- [TASK INPUT]
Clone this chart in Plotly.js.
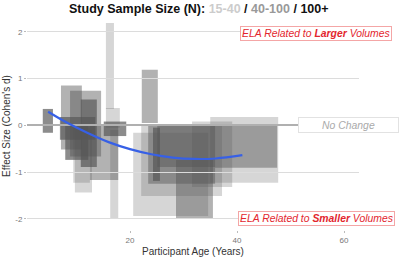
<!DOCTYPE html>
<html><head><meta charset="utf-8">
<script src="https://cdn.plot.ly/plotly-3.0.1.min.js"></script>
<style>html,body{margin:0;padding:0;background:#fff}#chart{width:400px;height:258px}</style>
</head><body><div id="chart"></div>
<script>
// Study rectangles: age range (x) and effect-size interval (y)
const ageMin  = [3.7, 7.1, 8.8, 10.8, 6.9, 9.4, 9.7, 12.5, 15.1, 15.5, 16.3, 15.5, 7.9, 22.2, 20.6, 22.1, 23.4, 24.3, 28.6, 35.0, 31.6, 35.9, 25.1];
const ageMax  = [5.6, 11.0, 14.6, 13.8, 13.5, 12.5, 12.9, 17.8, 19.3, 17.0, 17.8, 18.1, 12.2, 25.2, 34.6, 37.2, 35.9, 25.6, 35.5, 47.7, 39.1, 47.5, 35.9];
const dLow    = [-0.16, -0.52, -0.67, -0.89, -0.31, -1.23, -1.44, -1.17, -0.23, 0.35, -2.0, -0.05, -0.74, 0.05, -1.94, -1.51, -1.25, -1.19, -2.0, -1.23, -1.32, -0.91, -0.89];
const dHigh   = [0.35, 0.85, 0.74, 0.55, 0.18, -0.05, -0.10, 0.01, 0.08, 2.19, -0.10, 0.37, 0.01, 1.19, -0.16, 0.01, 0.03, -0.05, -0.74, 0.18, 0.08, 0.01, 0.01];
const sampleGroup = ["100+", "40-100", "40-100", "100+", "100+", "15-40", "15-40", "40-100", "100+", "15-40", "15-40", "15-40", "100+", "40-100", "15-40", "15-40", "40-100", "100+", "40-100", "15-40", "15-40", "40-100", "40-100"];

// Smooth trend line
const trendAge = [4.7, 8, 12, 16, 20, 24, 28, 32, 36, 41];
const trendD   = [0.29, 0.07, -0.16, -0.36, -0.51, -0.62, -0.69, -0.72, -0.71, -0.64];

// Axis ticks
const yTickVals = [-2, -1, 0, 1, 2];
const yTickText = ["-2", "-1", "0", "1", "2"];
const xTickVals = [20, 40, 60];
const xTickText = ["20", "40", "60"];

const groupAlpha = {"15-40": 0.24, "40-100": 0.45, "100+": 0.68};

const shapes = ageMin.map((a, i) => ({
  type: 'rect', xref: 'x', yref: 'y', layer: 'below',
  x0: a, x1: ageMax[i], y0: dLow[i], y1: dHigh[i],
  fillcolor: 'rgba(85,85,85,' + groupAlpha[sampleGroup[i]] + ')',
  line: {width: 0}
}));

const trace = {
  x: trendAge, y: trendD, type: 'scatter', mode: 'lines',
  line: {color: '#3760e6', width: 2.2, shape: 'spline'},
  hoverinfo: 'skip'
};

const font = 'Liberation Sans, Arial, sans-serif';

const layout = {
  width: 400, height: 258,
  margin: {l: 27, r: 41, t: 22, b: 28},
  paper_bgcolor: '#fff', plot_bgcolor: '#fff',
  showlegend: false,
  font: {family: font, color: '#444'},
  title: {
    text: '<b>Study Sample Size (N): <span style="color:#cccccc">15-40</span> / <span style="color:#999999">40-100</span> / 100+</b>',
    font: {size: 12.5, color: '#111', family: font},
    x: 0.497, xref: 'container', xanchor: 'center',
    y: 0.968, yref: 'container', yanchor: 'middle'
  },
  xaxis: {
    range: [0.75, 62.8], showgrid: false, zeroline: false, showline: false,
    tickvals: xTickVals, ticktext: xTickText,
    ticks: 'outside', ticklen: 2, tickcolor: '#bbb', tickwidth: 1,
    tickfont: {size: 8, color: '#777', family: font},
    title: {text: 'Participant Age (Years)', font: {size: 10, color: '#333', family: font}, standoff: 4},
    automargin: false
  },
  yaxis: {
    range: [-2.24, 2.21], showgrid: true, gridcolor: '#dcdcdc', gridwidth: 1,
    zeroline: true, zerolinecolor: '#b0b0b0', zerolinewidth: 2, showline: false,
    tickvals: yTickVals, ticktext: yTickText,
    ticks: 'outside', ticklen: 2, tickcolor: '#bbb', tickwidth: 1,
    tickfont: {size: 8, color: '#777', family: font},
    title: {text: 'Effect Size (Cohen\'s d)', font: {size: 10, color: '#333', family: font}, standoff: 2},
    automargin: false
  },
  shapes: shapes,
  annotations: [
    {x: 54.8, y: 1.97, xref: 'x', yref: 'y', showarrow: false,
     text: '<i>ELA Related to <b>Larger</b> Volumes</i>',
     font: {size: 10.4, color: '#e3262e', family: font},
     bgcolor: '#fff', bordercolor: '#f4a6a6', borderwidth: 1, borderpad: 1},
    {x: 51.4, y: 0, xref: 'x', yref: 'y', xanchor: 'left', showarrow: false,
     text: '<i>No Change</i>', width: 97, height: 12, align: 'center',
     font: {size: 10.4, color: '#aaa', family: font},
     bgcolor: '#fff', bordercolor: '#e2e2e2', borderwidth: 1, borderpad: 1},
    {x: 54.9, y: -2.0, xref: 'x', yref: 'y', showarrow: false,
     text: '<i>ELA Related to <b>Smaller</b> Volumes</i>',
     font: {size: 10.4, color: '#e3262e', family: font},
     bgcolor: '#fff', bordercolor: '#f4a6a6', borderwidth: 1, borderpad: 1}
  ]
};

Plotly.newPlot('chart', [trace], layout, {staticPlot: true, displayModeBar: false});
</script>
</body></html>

---

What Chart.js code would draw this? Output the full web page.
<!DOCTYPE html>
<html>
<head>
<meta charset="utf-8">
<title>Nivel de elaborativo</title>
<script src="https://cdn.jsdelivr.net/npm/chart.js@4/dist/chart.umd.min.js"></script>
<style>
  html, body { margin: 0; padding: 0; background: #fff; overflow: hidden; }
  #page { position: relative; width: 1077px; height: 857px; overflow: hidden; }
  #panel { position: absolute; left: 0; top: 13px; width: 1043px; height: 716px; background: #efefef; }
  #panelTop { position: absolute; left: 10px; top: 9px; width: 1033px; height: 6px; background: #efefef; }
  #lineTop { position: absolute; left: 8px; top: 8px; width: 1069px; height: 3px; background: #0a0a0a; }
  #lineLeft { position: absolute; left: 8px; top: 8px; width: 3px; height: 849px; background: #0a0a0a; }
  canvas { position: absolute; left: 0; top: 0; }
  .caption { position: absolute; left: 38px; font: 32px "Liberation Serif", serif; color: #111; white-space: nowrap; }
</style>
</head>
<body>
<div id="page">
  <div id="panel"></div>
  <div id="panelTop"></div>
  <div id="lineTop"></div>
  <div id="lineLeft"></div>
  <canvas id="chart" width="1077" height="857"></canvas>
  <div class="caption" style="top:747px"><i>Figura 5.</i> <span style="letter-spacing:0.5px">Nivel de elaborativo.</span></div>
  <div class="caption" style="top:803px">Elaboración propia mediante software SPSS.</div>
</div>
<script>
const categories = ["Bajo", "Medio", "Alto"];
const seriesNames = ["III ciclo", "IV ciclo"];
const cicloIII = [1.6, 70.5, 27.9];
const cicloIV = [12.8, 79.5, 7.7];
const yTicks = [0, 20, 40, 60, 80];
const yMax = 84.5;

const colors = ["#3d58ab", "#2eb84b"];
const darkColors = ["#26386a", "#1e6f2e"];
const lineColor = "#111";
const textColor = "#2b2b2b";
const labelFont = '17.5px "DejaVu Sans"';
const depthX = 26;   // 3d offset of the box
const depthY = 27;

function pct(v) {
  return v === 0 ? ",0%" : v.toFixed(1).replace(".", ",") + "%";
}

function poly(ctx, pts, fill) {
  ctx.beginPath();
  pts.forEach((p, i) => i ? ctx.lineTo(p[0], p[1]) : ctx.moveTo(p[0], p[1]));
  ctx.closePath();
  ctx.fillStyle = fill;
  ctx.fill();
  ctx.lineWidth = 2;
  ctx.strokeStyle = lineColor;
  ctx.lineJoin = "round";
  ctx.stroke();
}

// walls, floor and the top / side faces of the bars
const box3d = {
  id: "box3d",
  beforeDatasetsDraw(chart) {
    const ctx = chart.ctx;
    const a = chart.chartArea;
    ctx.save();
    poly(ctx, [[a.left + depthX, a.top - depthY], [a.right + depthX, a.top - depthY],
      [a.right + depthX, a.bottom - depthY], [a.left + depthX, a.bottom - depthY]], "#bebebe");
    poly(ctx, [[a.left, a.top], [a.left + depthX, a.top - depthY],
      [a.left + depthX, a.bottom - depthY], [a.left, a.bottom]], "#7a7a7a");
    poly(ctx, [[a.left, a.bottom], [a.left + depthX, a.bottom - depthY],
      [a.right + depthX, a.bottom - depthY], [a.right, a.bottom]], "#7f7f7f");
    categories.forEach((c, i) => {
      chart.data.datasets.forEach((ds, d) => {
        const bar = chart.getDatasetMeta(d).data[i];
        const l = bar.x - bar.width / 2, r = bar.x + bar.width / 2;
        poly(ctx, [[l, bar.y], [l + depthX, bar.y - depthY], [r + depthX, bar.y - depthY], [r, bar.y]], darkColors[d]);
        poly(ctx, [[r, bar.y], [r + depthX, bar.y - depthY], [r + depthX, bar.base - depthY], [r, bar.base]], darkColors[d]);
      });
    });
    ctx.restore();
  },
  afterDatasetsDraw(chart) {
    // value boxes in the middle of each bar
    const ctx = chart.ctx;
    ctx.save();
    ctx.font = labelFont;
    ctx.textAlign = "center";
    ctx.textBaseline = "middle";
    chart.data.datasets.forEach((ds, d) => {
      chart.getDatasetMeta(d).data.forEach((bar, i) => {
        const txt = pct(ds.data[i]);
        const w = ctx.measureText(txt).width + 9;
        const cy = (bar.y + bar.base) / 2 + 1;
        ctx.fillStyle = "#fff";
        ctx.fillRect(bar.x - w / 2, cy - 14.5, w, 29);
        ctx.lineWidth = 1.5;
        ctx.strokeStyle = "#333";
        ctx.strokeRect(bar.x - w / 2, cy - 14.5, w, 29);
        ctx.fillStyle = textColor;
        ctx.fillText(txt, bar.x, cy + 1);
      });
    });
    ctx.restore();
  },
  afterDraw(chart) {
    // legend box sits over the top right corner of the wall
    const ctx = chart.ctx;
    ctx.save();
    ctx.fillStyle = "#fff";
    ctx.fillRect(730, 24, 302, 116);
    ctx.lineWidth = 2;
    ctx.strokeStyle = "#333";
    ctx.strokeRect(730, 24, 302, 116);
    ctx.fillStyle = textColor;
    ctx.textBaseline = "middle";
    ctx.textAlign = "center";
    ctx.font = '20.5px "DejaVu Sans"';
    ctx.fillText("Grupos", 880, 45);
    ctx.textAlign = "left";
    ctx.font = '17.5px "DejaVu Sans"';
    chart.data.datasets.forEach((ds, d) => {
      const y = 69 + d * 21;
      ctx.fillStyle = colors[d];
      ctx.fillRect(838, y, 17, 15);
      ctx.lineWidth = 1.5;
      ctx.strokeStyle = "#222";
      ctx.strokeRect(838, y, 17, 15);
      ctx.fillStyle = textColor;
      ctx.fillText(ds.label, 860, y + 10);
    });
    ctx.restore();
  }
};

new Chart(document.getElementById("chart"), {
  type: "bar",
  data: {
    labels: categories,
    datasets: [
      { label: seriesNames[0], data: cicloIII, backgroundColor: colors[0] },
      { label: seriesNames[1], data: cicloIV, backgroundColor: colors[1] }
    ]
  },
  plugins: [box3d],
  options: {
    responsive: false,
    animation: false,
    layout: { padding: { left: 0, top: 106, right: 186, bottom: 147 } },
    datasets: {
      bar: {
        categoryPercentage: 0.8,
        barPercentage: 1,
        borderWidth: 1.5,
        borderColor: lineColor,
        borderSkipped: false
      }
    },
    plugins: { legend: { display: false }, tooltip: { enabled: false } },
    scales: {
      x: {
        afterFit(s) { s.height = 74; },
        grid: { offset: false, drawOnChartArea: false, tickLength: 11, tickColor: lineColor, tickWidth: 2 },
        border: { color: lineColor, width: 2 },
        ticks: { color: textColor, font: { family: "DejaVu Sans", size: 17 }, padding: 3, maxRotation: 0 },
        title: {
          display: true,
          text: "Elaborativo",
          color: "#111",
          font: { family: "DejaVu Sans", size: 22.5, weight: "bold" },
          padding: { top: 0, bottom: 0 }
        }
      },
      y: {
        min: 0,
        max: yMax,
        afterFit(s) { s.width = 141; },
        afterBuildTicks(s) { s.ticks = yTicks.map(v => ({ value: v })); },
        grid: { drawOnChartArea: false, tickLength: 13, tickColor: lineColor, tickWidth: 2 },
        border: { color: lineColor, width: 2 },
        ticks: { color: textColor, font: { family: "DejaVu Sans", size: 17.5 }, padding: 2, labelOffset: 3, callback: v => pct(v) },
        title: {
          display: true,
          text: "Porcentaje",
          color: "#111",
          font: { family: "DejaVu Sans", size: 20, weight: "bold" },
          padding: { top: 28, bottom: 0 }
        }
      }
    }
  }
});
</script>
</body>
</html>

- [EXERCISE DESCRIPTION] Start at the line containing "Clone this chart in Plotly.js." and stop at the line containing "-0.72, -0.71, -0.64];"; transcribe those lines exactly, skipping pictures.

- [RESULT FOR THIS EXERCISE]
Clone this chart in Plotly.js.
<!DOCTYPE html>
<html><head><meta charset="utf-8">
<script src="https://cdn.plot.ly/plotly-3.0.1.min.js"></script>
<style>html,body{margin:0;padding:0;background:#fff}#chart{width:400px;height:258px}</style>
</head><body><div id="chart"></div>
<script>
// Study rectangles: age range (x) and effect-size interval (y)
const ageMin  = [3.7, 7.1, 8.8, 10.8, 6.9, 9.4, 9.7, 12.5, 15.1, 15.5, 16.3, 15.5, 7.9, 22.2, 20.6, 22.1, 23.4, 24.3, 28.6, 35.0, 31.6, 35.9, 25.1];
const ageMax  = [5.6, 11.0, 14.6, 13.8, 13.5, 12.5, 12.9, 17.8, 19.3, 17.0, 17.8, 18.1, 12.2, 25.2, 34.6, 37.2, 35.9, 25.6, 35.5, 47.7, 39.1, 47.5, 35.9];
const dLow    = [-0.16, -0.52, -0.67, -0.89, -0.31, -1.23, -1.44, -1.17, -0.23, 0.35, -2.0, -0.05, -0.74, 0.05, -1.94, -1.51, -1.25, -1.19, -2.0, -1.23, -1.32, -0.91, -0.89];
const dHigh   = [0.35, 0.85, 0.74, 0.55, 0.18, -0.05, -0.10, 0.01, 0.08, 2.19, -0.10, 0.37, 0.01, 1.19, -0.16, 0.01, 0.03, -0.05, -0.74, 0.18, 0.08, 0.01, 0.01];
const sampleGroup = ["100+", "40-100", "40-100", "100+", "100+", "15-40", "15-40", "40-100", "100+", "15-40", "15-40", "15-40", "100+", "40-100", "15-40", "15-40", "40-100", "100+", "40-100", "15-40", "15-40", "40-100", "40-100"];

// Smooth trend line
const trendAge = [4.7, 8, 12, 16, 20, 24, 28, 32, 36, 41];
const trendD   = [0.29, 0.07, -0.16, -0.36, -0.51, -0.62, -0.69, -0.72, -0.71, -0.64];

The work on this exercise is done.